In February of this year, Pakistan signed a new agreement with China to begin the second phase of the CPEC (China–Pakistan Economic Corridor). This move was preceded by PM Imran Khan’s much-talked-about visit to China during the Beijing Winter Olympics 2022.
According to a report by Asia Times, Imran Khan’s China Visit had also to do with the unsuccessful withdrawal of the US from Afghanistan in 2021. The report claims that Pakistan had offered to withdraw from the CPEC, provided USA offers a similar deal to Pakistan, but it was rejected by the USA. After being repeatedly snubbed by the United States over diplomatic channels, Pakistan seems to have found a new master in China. China has already invested in Pakistan with the US$ 60 billion CPEC (China-Pakistan Economic Corridor), where it seeks to construct Infrastructure projects in Pakistan – a part of its larger Belt-and-Road Initiative. Imran Khan, who was a vocal critic of China’s emerging influence during the elections has, however, gone ahead with the project since his elevation as a Prime Minister, despite the controversies.
Playing it before the US deep-state failed
It is argued that Washington’s relationship with Islamabad was largely based on its war in Afghanistan, and the military aid that flowed to the latter. Since America realised its detraction from Afghanistan had come close, the testing time for the ties between the two countries started. Reports say the increased rift between Pakistan and the US can be owed much to the US declaring Qatar as its diplomatic representative in Afghanistan. Since then, Pakistan has taken this move personally and has felt that it has been snubbed by the US over Afghanistan after the country pulled out last year.
Forging better ties with the US was always on Imran Khan’s agenda. The Imran-Khan dispensation tried to initially warm up relations with the US by appointing the US-based Pakistani analyst Moeed Yusuf as national security advisor (NSA). Yusuf, who has close ties with US policymakers could not achieve much beyond the IMF bailout package which was lent to Pakistan considering its current economic crisis. The challenge before Yusuf was to help Pakistan’s civil and military elites get access to the new Biden administration with a view to reset bilateral ties, in which he failed.
Since the military withdrawal of Afghanistan, the strategic relevance of Pakistan in the eyes of the US has continued to diminish. Some of Imran Khan’s Pakistani authorities who have allegiances to the US and the West were keen on scrapping the CPEC provided Washington offered similar financial assistance. However, Khan’s refusal to attend Biden’s Democracy Summit while making headlines about his China visit in 2022 cemented the course of Pakistan’s continued allegiance to China in the future.

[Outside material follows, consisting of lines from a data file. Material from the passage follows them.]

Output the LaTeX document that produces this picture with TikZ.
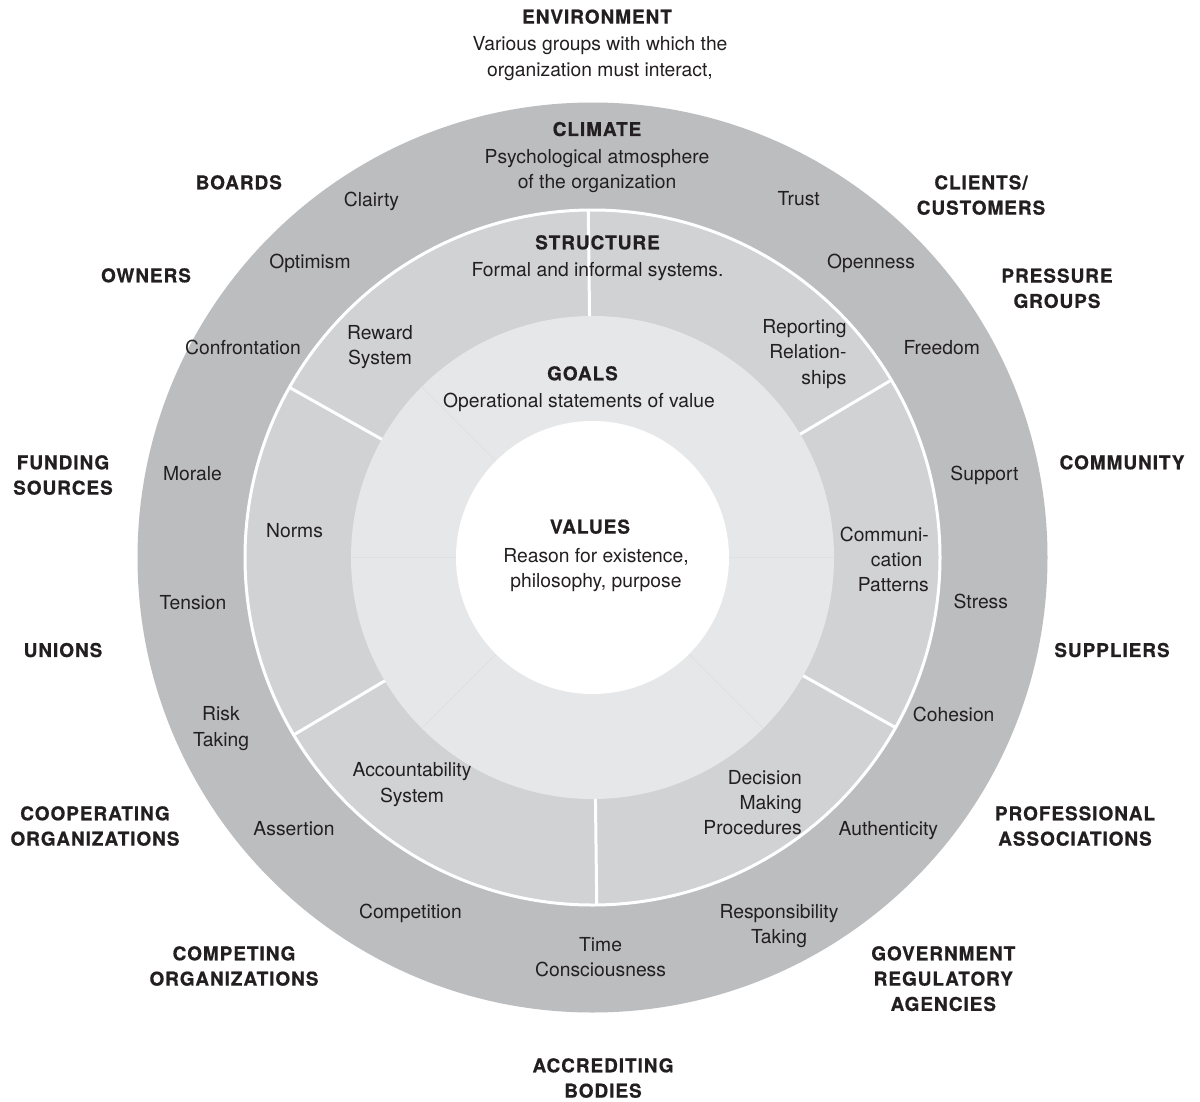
\documentclass[tikz,border=0pt]{standalone}
\usepackage{fontspec}
\setmainfont{TeX Gyre Heros}
\newfontfamily\lblfont[LetterSpace=5,BoldFeatures={FakeBold=0.6}]{TeX Gyre Heros}
\definecolor{ink}{RGB}{35,31,32}
\definecolor{climatecol}{RGB}{188,189,191}
\definecolor{structcol}{RGB}{209,210,212}
\definecolor{goalscol}{RGB}{230,231,232}
\definecolor{goalsline}{RGB}{223,224,226}
\begin{document}
\begin{tikzpicture}[x=1pt,y=-1pt,
  body/.style={font=\fontsize{19.3}{25.3}\selectfont, text=ink, inner sep=0pt, align=center, anchor=north},
  bodyr/.style={body, align=right, anchor=north east},
  lbl/.style={font={\lblfont\bfseries\fontsize{19}{25.3}\selectfont}, text=ink, inner sep=0pt, align=center, anchor=north},
  divider/.style={white, line width=3pt},
  faint/.style={goalsline, line width=0.8pt}]
\useasboundingbox[fill=white] (0,0) rectangle (1200,1101);
\coordinate (C) at (592.5,557.5);
% rings
\fill[climatecol] (C) circle[radius=455pt];
\fill[structcol] (C) circle[radius=347.5pt];
\draw[divider] (C) circle[radius=347.5pt];
\fill[goalscol] (C) circle[radius=241.5pt];
\foreach \a in {0,135,180,225,315}
  \draw[faint] (C) ++(\a:136.5pt) -- ++(\a:105pt);
\fill[white] (C) circle[radius=136.5pt];
\foreach \a in {30.7,90.7,150.7,210.7,270.7,330.7}
  \draw[divider] (C) ++(\a:241.5pt) -- ++(\a:106pt);
% environment
\node[lbl] (env) at (597,9.3) {ENVIRONMENT};
\node[body] (envdesc) at (600,36.5) {Various groups with which the\\organization must interact,};
\node[lbl] (boards) at (238.8,175) {BOARDS};
\node[lbl] (clients) at (981,175) {CLIENTS/\\CUSTOMERS};
\node[lbl] (owners) at (146,268) {OWNERS};
\node[lbl] (pressure) at (1057,268.3) {PRESSURE\\GROUPS};
\node[lbl] (funding) at (63,455) {FUNDING\\SOURCES};
\node[lbl] (community) at (1122,455) {COMMUNITY};
\node[lbl] (unions) at (63,642.7) {UNIONS};
\node[lbl] (suppliers) at (1112,642.7) {SUPPLIERS};
\node[lbl] (cooperating) at (95,806) {COOPERATING\\ORGANIZATIONS};
\node[lbl] (professional) at (1075,806) {PROFESSIONAL\\ASSOCIATIONS};
\node[lbl] (competing) at (234,946) {COMPETING\\ORGANIZATIONS};
\node[lbl] (government) at (943.3,946) {GOVERNMENT\\REGULATORY\\AGENCIES};
\node[lbl] (accrediting) at (603,1058) {ACCREDITING\\BODIES};
% climate
\node[lbl] (climate) at (597,121.7) {CLIMATE};
\node[body] (climdesc) at (597,149) {Psychological atmosphere\\of the organization};
\node[body] (clarity) at (371.5,191.7) {Clairty};
\node[body] (trust) at (798.7,191) {Trust};
\node[body] (optimism) at (310,254) {Optimism};
\node[body] (openness) at (871,254) {Openness};
\node[body] (confrontation) at (243,340) {Confrontation};
\node[body] (freedom) at (941.7,340) {Freedom};
\node[body] (morale) at (192.5,466.7) {Morale};
\node[body] (support) at (984.5,466) {Support};
\node[body] (tension) at (193,595) {Tension};
\node[body] (stress) at (980.8,594.3) {Stress};
\node[body] (risk) at (221,706.7) {Risk\\Taking};
\node[body] (cohesion) at (953.7,706.7) {Cohesion};
\node[body] (assertion) at (294,821.7) {Assertion};
\node[body] (authenticity) at (888.3,821.7) {Authenticity};
\node[body] (competition) at (410.5,904) {Competition};
\node[body] (responsibility) at (779,904) {Responsibility\\Taking};
\node[body] (time) at (600.6,937.3) {Time\\Consciousness};
% structure
\node[lbl] (structure) at (597.5,235) {STRUCTURE};
\node[body] (structdesc) at (597.5,261.7) {Formal and informal systems.};
\node[body] (reward) at (380,325) {Reward\\System};
\node[bodyr] (reporting) at (846.7,319.3) {Reporting\\Relation-\\ships};
\node[body] (norms) at (294.5,523.3) {Norms};
\node[bodyr] (communication) at (929,526.7) {Communi-\\cation\hphantom{-}\\Patterns};
\node[body] (accountability) at (412,762.7) {Accountability\\System};
\node[bodyr] (decision) at (802,770) {Decision\\Making\\Procedures};
% goals and values
\node[lbl] (goals) at (582.5,366) {GOALS};
\node[body] (goalsdesc) at (579,392.7) {Operational statements of value};
\node[lbl] (values) at (590,519.3) {VALUES};
\node[body] (valuesdesc) at (596,548.3) {Reason for existence,\\philosophy, purpose};
\end{tikzpicture}
\end{document}
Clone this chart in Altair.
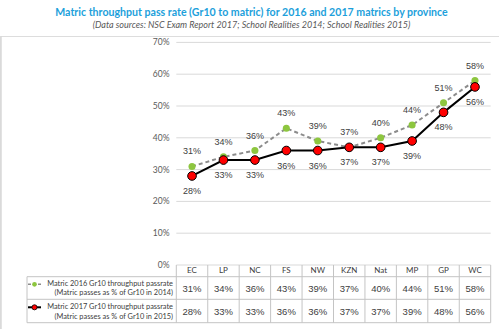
import altair as alt
import pandas as pd

# ---------------- data ----------------
provinces = ["EC", "LP", "NC", "FS", "NW", "KZN", "Nat", "MP", "GP", "WC"]
rate_2016 = [31, 34, 36, 43, 39, 37, 40, 44, 51, 58]
rate_2017 = [28, 33, 33, 36, 36, 37, 37, 39, 48, 56]
series_names = ["Matric 2016 Gr10 throughput passrate",
                "Matric 2017 Gr10 throughput passrate"]
series_notes = ["(Matric passes as % of Gr10 in 2014)",
                "(Matric passes as % of Gr10 in 2015)"]
y_ticks = [0, 10, 20, 30, 40, 50, 60, 70]

title_text = "Matric throughput pass rate (Gr10 to matric) for 2016 and 2017 matrics by province"
subtitle_text = "(Data sources: NSC Exam Report 2017; School Realities 2014; School Realities 2015)"

# ---------------- layout ----------------
W, H = 499, 329
TOP = 36            # room for the title
COL0, COLW = 176.3, 31.44   # left edge of first table column, column width
Y0, PPU = 265.0, 318.0      # pixel row of 0 %, pixels per 100 %


def ux(px):
    return (px - COL0) / COLW


def vy(py):
    return (Y0 - py) / PPU


xs = alt.Scale(domain=[ux(0), ux(W)], nice=False, zero=False)
ys = alt.Scale(domain=[vy(H), vy(TOP)], nice=False, zero=False)

GRID = "#d9d9d9"
TABLE = "#c4c4c4"
TXT = "#404040"
FONT = "Liberation Sans"
FONT2 = "Lato"

n = len(provinces)
df = pd.DataFrame({
    "prov": provinces,
    "u": [i + 0.5 for i in range(n)],
    "v16": [v / 100 for v in rate_2016],
    "v17": [v / 100 for v in rate_2017],
    "l16": [f"{v}%" for v in rate_2016],
    "l17": [f"{v}%" for v in rate_2017],
})

# gridlines and y tick labels
grid_df = pd.DataFrame({"y": [t / 100 for t in y_ticks], "x": 0.0, "x2": float(n),
                        "xl": ux(169.5), "lab": [f"{t}%" for t in y_ticks]})
grid = alt.Chart(grid_df).mark_rule(color=GRID, strokeWidth=1).encode(
    x=alt.X("x:Q", scale=xs, axis=None),
    x2="x2:Q",
    y=alt.Y("y:Q", scale=ys, axis=None),
)
ylabels = alt.Chart(grid_df).mark_text(align="right", fontSize=8.5, font=FONT2,
                                       color="#595959").encode(
    x=alt.X("xl:Q", scale=xs, axis=None),
    y=alt.Y("y:Q", scale=ys, axis=None), text="lab:N")

# left frame line
frame_df = pd.DataFrame({"x": [ux(1)], "y": [vy(TOP)], "y2": [vy(H)]})
frame = alt.Chart(frame_df).mark_rule(color="#d9d9d9", strokeWidth=1.5).encode(
    x=alt.X("x:Q", scale=xs, axis=None),
    y=alt.Y("y:Q", scale=ys, axis=None), y2="y2:Q")

# table lines
h_rows = [vy(276.7), vy(299.3), vy(322.7)]
hl_df = pd.DataFrame({"y": h_rows, "x": ux(27), "x2": float(n)})
hlines = alt.Chart(hl_df).mark_rule(color=TABLE, strokeWidth=1).encode(
    x=alt.X("x:Q", scale=xs, axis=None), x2="x2:Q",
    y=alt.Y("y:Q", scale=ys, axis=None))
vl_df = pd.DataFrame({
    "x": [float(k) for k in range(n + 1)] + [ux(27)],
    "y": [0.0] * (n + 1) + [vy(276.7)],
    "y2": [vy(322.7)] * (n + 2),
})
vlines = alt.Chart(vl_df).mark_rule(color=TABLE, strokeWidth=1).encode(
    x=alt.X("x:Q", scale=xs, axis=None),
    y=alt.Y("y:Q", scale=ys, axis=None), y2="y2:Q")

base = alt.Chart(df)
X = alt.X("u:Q", scale=xs, axis=None)

line16 = base.mark_line(color="#8c8c8c", strokeWidth=2, strokeDash=[4, 3]).encode(
    x=X, y=alt.Y("v16:Q", scale=ys, axis=None))
pts16 = base.mark_point(filled=True, shape="circle", color="#8dc63f", size=50,
                        opacity=1).encode(
    x=X, y=alt.Y("v16:Q", scale=ys, axis=None))
line17 = base.mark_line(color="#000000", strokeWidth=2).encode(
    x=X, y=alt.Y("v17:Q", scale=ys, axis=None))
pts17 = base.mark_point(filled=True, shape="circle", color="#ff0000", stroke="#000000",
                        strokeWidth=1, size=75, opacity=1).encode(
    x=X, y=alt.Y("v17:Q", scale=ys, axis=None))

lab16 = base.mark_text(dy=-15, fontSize=9, font=FONT, color=TXT).encode(
    x=X, y=alt.Y("v16:Q", scale=ys, axis=None), text="l16:N")
lab17 = base.mark_text(dy=15, fontSize=9, font=FONT, color=TXT).encode(
    x=X, y=alt.Y("v17:Q", scale=ys, axis=None), text="l17:N")

# table texts
df["yh"] = vy(270.9)
df["y1"] = vy(289.3)
df["y2"] = vy(312.3)
head = base.mark_text(fontSize=8, font=FONT2, color=TXT).encode(
    x=X, y=alt.Y("yh:Q", scale=ys, axis=None), text="prov:N")
row1 = base.mark_text(fontSize=9.5, font=FONT, color=TXT).encode(
    x=X, y=alt.Y("y1:Q", scale=ys, axis=None), text="l16:N")
row2 = base.mark_text(fontSize=9.5, font=FONT, color=TXT).encode(
    x=X, y=alt.Y("y2:Q", scale=ys, axis=None), text="l17:N")

leg_df = pd.DataFrame({
    "t": [series_names[0], series_notes[0], series_names[1], series_notes[1]],
    "y": [vy(284.3), vy(293.3), vy(307.3), vy(316.7)],
    "x": ux(173),
})
legtxt = alt.Chart(leg_df).mark_text(align="right", fontSize=7.4, font=FONT2,
                                     color=TXT).encode(
    x=alt.X("x:Q", scale=xs, axis=None), y=alt.Y("y:Q", scale=ys, axis=None), text="t:N")

sym_df = pd.DataFrame({"x": [ux(28)], "x2": [ux(41)], "xm": [ux(34.5)],
                       "ya": [vy(284.3)], "yb": [vy(307.3)]})
sym = alt.Chart(sym_df)
sym1 = sym.mark_rule(color="#8c8c8c", strokeWidth=1.5, strokeDash=[3, 2]).encode(
    x=alt.X("x:Q", scale=xs, axis=None), x2="x2:Q", y=alt.Y("ya:Q", scale=ys, axis=None))
sym1p = sym.mark_point(filled=True, shape="circle", color="#8dc63f", size=22,
                       opacity=1).encode(
    x=alt.X("xm:Q", scale=xs, axis=None), y=alt.Y("ya:Q", scale=ys, axis=None))
sym2 = sym.mark_rule(color="#000000", strokeWidth=2).encode(
    x=alt.X("x:Q", scale=xs, axis=None), x2="x2:Q", y=alt.Y("yb:Q", scale=ys, axis=None))
sym2p = sym.mark_point(filled=True, shape="circle", color="#ff0000", stroke="#000000",
                       strokeWidth=0.8, size=26, opacity=1).encode(
    x=alt.X("xm:Q", scale=xs, axis=None), y=alt.Y("yb:Q", scale=ys, axis=None))

chart = alt.layer(
    grid, ylabels, frame, hlines, vlines,
    line16, line17, pts16, pts17, lab16, lab17,
    head, row1, row2, legtxt, sym1, sym1p, sym2, sym2p,
).properties(
    width=W, height=H - TOP,
    autosize=alt.AutoSizeParams(type="none"),
    padding={"left": 0, "top": TOP, "right": 0, "bottom": 0},
    title=alt.TitleParams(
        text=title_text, subtitle=subtitle_text, anchor="middle",
        font=FONT2, fontSize=10.6, fontWeight="bold", color="#1d9fdb",
        subtitleFont=FONT2, subtitleFontSize=9, subtitleFontStyle="italic",
        subtitleColor="#595959", subtitlePadding=3, offset=5, dx=2),
).configure_view(stroke=None).configure(background="white")

chart.save("out.html", embed_options={"renderer": "svg", "actions": False})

Pakistan cementing its ‘Look-China’ policy
Dejected by the repeated snubbing by the US, Pakistan retracted and has again moved to appease China for economic rollouts. The Pakistani PM visited Beijing in February this year to attend the opening ceremony of the Beijing Winter Olympics. In his four-day-long visit to China, he sought meetings with many top officials but rather ended up meeting with them virtually. He also signed a new agreement to initiate the second phase of the CPEC, the total cost of which amounted to US$ 62 billion in 2020.
Much beyond CPEC, China’s support for Pakistan on important geopolitical issues including Kashmir – which China referred to as “disputed territory” is much valued by the country. In a pro-China stance, Imran Khan vocally denounced the ‘claims’ of the genocide of Uighurs in China stating that Pakistan does not talk about Chinese personal affairs in open.
So much for the support on Kashmir that Imran Khan never misses a shot in dismissing Western criticism of the CPEC project as a ‘debt-trap’. In an interview with Eric Li, director of the Advisory Committee of the China Institute of Fudan University, PM Imran Khan asserted,” The CPEC is the key to lifting millions of Pakistanis out of poverty”.
The economic corridor project which also cuts through the Pakistan-occupied Kashmir (PoK) region, is a 3,000-km corridor of ambitious infrastructure projects connecting China’s northwest Xinjiang Uygur Autonomous Region and the Gwadar Port in the western province of Balochistan in Pakistan. The project has met with much controversy in the Balochistan province as recently in December 2021, when Baloch women gathered in large numbers to protest against the increasing Chinese influence in the region. Pakistani Nationalists have also attacked the project stating that it doesn’t serve for ignored Khyber Pakhtunkhwa (KPK) and Balochistan provinces as compared to the developed Punjab province.
The overtly ambitious project has seen economic disagreements over funding, concessions on loan interest. The emerging faultlines also root in Pakistan’s ethnic troubles after Pakistan’s federal government transferred the scope of many ministries to the provincial governments via the 18th amendment. Analysts have observed that with rise of the CPEC and the exiting anti-18th-amendment politics, political controversies could lead to the further polarization of Pakistani society.
With equations with the US being ruled out, China has gained more powers to drive change in playing father to the debt-driven, polarised and militarised Pakistan.